We have seemingly recognized this rule ourselves. For instance in Allied Mutual Casualty Company v. Long, 252 Iowa 829, 837, 107 N.W.2d 682, 686, we quoted with apparent approval a statement of the Wisconsin Supreme Court that there must be a common liability "at the time of the accident created by their concurring negligence."
While the foregoing is enough to require an affirmance, there is still another reason I disagree with the majority.
The city is sought to be held liable because of defective maintenance and supervision of its streets and sidewalks. That liability does not depend on chapter 613A; it arises under the provisions of section 389.12, Code of Iowa. Perhaps it could be brought under either statute, a matter it is unnecessary to decide here. But certainly it is maintainable without benefit of chapter 613A. This is best shown by section 613 A. 3, where the legislature noted that claims under section 389.12 were distinct and separate by referring to actions "subject to the provisions of this chapter or section 389.12 of the code."
Parenthetically I add this also demonstrates the reliance of the majority on chapter 613A as creating a new cause of action to which the notice provision of section 613 A. 5 is attached as a condition precedent to liability is entirely misplaced. This cause of action antedated chapter 613A by some one-hundred years.
I can find no language in section 613 A. 5 which demands notice be given as to a claim arising under section 389.12. It provides for notice only as to claims "within the scope of section 613 A. 2." As already pointed out, this claim does not necessarily fall within that limitation.
However, even if the majority's view of section 613 A. 5 prevails, the result should be the same. When, as frequently occurs, two established rights conflict, courts must try to accommodate one to the other to accomplish that result which best preserves the purposes of each without doing violence to either.
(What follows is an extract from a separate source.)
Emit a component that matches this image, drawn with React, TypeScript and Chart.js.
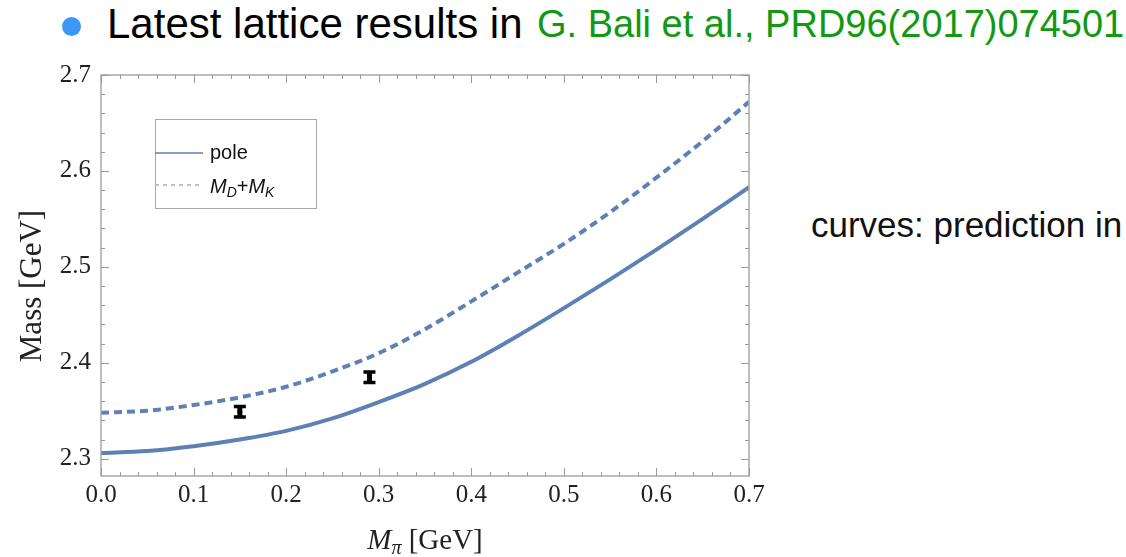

To me it is clear this demands an affirmance of the trial court.
Again going to Albert v. Dietz, supra, 283 F.Supp. at page 857 for support, I find *520 the following language used there to be particularly applicable:
"Nevertheless, if the terms of Section 138-21 [requiring notice of injury to be filed with the county] were to be strictly applied the defending tortfeasor would suffer an injustice and an impairment of his statutory rights [of contribution from a joint tortfeasor], far, far greater than that which would be lost by a county if its protective non-liability act were not literally applied."
We should apply this rationale here. I find it unfortunate in this case of first impression, when we have the rather rare opportunity of choosing which of two courseseach supported by ample authority to follow, that the majority has selected the one which leads to an inequitable result which is neither required nor justified by the statute in question.
I would affirm.
MASON, BECKER and UHLENHOPP, JJ., join in this dissent.